The other thing I would look, I would go to is frankly, on YouTube, look up HACMS, H A C M S. This was a U. S. military DARPA program which really showed for the first time that you can take formal methods and kernels built this way and use it to protect devices. They had an autonomous helicopter flying around that they were red teaming and trying to take over and there was a lot of lessons that came out of it. The fundamentals, I would look at what DARPA has put up on YouTube. It’s some really good material there.
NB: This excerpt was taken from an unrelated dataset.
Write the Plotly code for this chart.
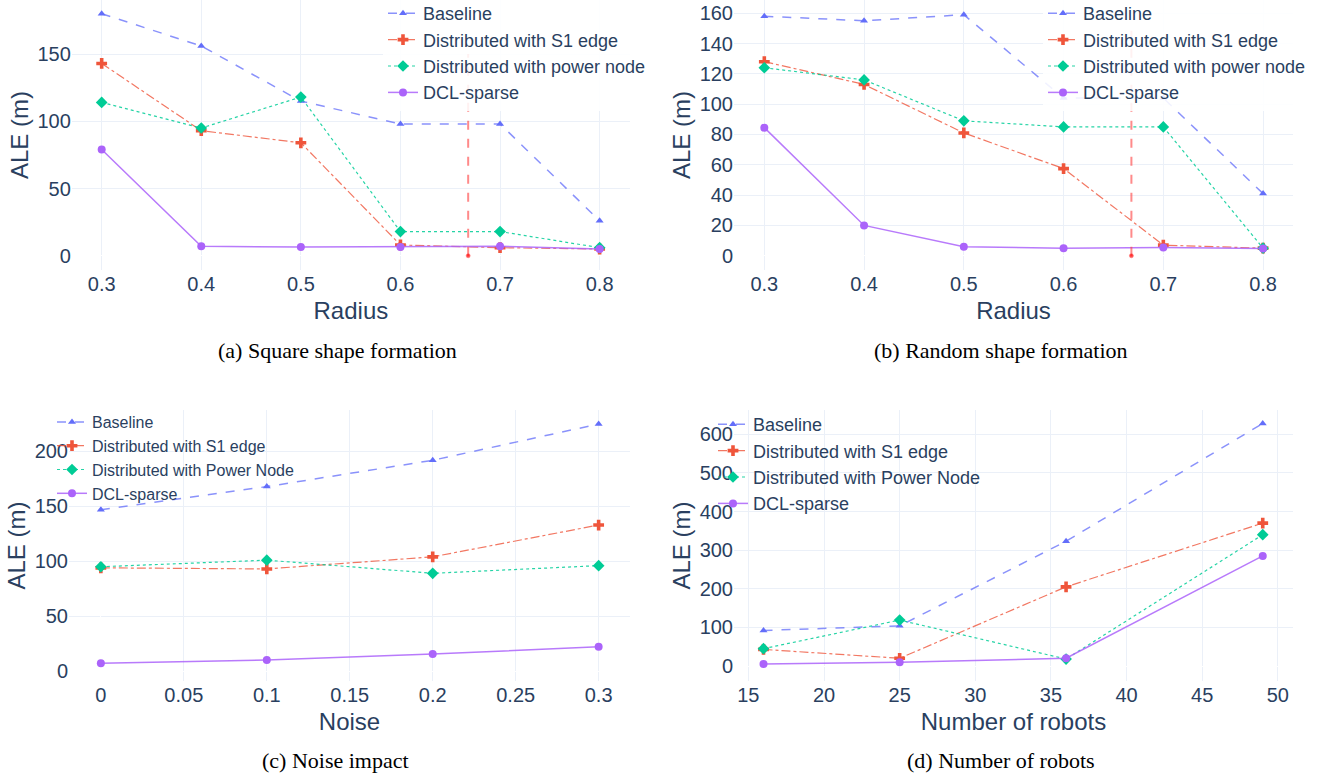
import plotly.graph_objects as go

# ---------------- data ----------------
radius = [0.3, 0.4, 0.5, 0.6, 0.7, 0.8]
sq_baseline = [180, 156, 115, 98, 98, 26]
sq_s1 = [143, 93, 84, 8, 6, 5]
sq_power = [114, 95, 118, 18, 18, 6]
sq_dcl = [79, 7, 6.5, 6.5, 7, 5]

rd_baseline = [158, 155, 159, 104, 104, 41]
rd_s1 = [128, 113, 81, 57.5, 7, 5]
rd_power = [124, 116, 89, 85, 85, 5]
rd_dcl = [84.5, 20, 6, 5, 5.5, 4.8]

threshold_radius = 0.668
threshold_span = [0, 150]

noise = [0, 0.1, 0.2, 0.3]
nz_baseline = [147, 168, 192, 225]
nz_s1 = [94, 93, 104, 133]
nz_power = [95, 101, 89, 96]
nz_dcl = [7, 10, 15.5, 22]

robots = [16, 25, 36, 49]
rb_baseline = [92, 104, 323, 628]
rb_s1 = [43, 20, 205, 370]
rb_power = [45, 119, 18, 340]
rb_dcl = [5, 10, 20, 285]

names_lower = ["Baseline", "Distributed with S1 edge", "Distributed with power node", "DCL-sparse"]
names_upper = ["Baseline", "Distributed with S1 edge", "Distributed with Power Node", "DCL-sparse"]
captions = ["(a) Square shape formation", "(b) Random shape formation",
            "(c) Noise impact", "(d) Number of robots"]

# ---------------- styling ----------------
W, H = 1325, 774
FONT = "Liberation Sans, Arial, sans-serif"
TXT = "#2a3f5f"
styles = [
    dict(line=dict(color="rgba(99,110,250,0.75)", dash="dash", width=1.5),
         marker=dict(color="#636efa", symbol="triangle-up", size=7)),
    dict(line=dict(color="rgba(239,85,59,0.8)", dash="dashdot", width=1.2),
         marker=dict(color="#EF553B", symbol="cross", size=9)),
    dict(line=dict(color="rgba(0,204,150,0.85)", dash="dot", width=1.2),
         marker=dict(color="#00cc96", symbol="diamond", size=9)),
    dict(line=dict(color="rgba(171,99,250,0.85)", width=1.5),
         marker=dict(color="#ab63fa", symbol="circle", size=8)),
]


def px_x(p):
    return p / W


def px_y(p):
    return 1 - p / H


fig = go.Figure()

panels = [
    dict(x=radius, ys=[sq_baseline, sq_s1, sq_power, sq_dcl], names=names_lower,
         xa="x", ya="y", leg="legend"),
    dict(x=radius, ys=[rd_baseline, rd_s1, rd_power, rd_dcl], names=names_lower,
         xa="x2", ya="y2", leg="legend2"),
    dict(x=noise, ys=[nz_baseline, nz_s1, nz_power, nz_dcl], names=names_upper,
         xa="x3", ya="y3", leg="legend3"),
    dict(x=robots, ys=[rb_baseline, rb_s1, rb_power, rb_dcl], names=names_upper,
         xa="x4", ya="y4", leg="legend4"),
]

yranges = [[-10.6, 190.2], [-9.4, 168.7], [-9.1, 237.8], [-38.8, 662.9]]

for pi, p in enumerate(panels):
    for ys, nm, st in zip(p["ys"], p["names"], styles):
        fig.add_trace(go.Scatter(x=p["x"], y=ys, name=nm, mode="lines+markers",
                                 line=st["line"], marker=st["marker"],
                                 xaxis=p["xa"], yaxis=p["ya"], legend=p["leg"]))
    if pi < 2:
        fig.add_trace(go.Scatter(x=[threshold_radius, threshold_radius],
                                 y=threshold_span, mode="lines+markers",
                                 line=dict(color="rgba(255,60,60,0.6)", dash="dash", width=2),
                                 marker=dict(size=[4, 0], color="red"),
                                 showlegend=False, xaxis=p["xa"], yaxis=p["ya"]))

axis_common = dict(showgrid=True, gridcolor="#EBF0F8", zeroline=True,
                   zerolinecolor="white", zerolinewidth=1, showline=False,
                   ticks="", tickfont=dict(size=20, color=TXT, family=FONT),
                   title_font=dict(size=24, color=TXT, family=FONT))

domains_x = [[71.8, 630], [734, 1293], [69, 630], [734, 1293]]
domains_y = [[0, 270], [0, 270], [410, 681], [410, 681]]
xranges = [[0.27, 0.8305], [0.2696, 0.83], [-0.0192, 0.3189], [14.05, 51.0]]
xtitles = ["Radius", "Radius", "Noise", "Number of robots"]
xdticks = [0.1, 0.1, 0.05, 5]
ydticks = [50, 20, 50, 100]

for i in range(4):
    sfx = "" if i == 0 else str(i + 1)
    dx, dy = domains_x[i], domains_y[i]
    fig.update_layout(**{
        "xaxis" + sfx: dict(axis_common, domain=[px_x(dx[0]), px_x(dx[1])],
                            range=xranges[i], dtick=xdticks[i], tick0=0,
                            anchor="y" + sfx, title=dict(text=xtitles[i], standoff=8)),
        "yaxis" + sfx: dict(axis_common, domain=[px_y(dy[1]), px_y(dy[0])],
                            range=yranges[i], dtick=ydticks[i], tick0=0,
                            anchor="x" + sfx, title=dict(text="ALE (m)", standoff=2)),
    })

leg_common = dict(bgcolor="rgba(255,255,255,0.88)", borderwidth=0,
                  xanchor="left", yanchor="top", xref="paper", yref="paper",
                  font=dict(size=18, color=TXT, family=FONT))
fig.update_layout(
    legend=dict(leg_common, x=px_x(383), y=px_y(-5)),
    legend2=dict(leg_common, x=px_x(1043), y=px_y(-5)),
    legend3=dict(leg_common, x=px_x(52), y=px_y(405), bgcolor="rgba(255,255,255,0)",
                 font=dict(size=16, color=TXT, family=FONT)),
    legend4=dict(leg_common, x=px_x(713), y=px_y(406), bgcolor="rgba(255,255,255,0)"),
)

cap_pos = [(337, 350), (1001, 350), (336, 760), (1001, 760)]
for txt, (cx, cy) in zip(captions, cap_pos):
    fig.add_annotation(text=txt, x=px_x(cx), y=px_y(cy), xref="paper", yref="paper",
                       showarrow=False, xanchor="center", yanchor="middle",
                       font=dict(size=22, color="black", family="Liberation Serif, Times New Roman, serif"))

fig.update_layout(template="plotly_white", width=W, height=H,
                  margin=dict(l=0, r=0, t=0, b=0, autoexpand=False),
                  paper_bgcolor="white", plot_bgcolor="white",
                  font=dict(family=FONT, color=TXT))

fig.write_html("out.html", config={"displayModeBar": False},
               post_script="document.body.style.margin='0px';")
– [Ryan] Definitely make sure we link that up to our audience so they can check it out. But other than that, Boyd, thanks again for taking the time and we’d love to have you back sometime in the future to continue this conversation, talk about just the advances that are happening in this space as the government starts to build more kind of regulations and guidelines around the stuff we were talking about today. It’s going to be fascinating to see how software companies adapt.
– [Boyd] Thank you. It’s been great.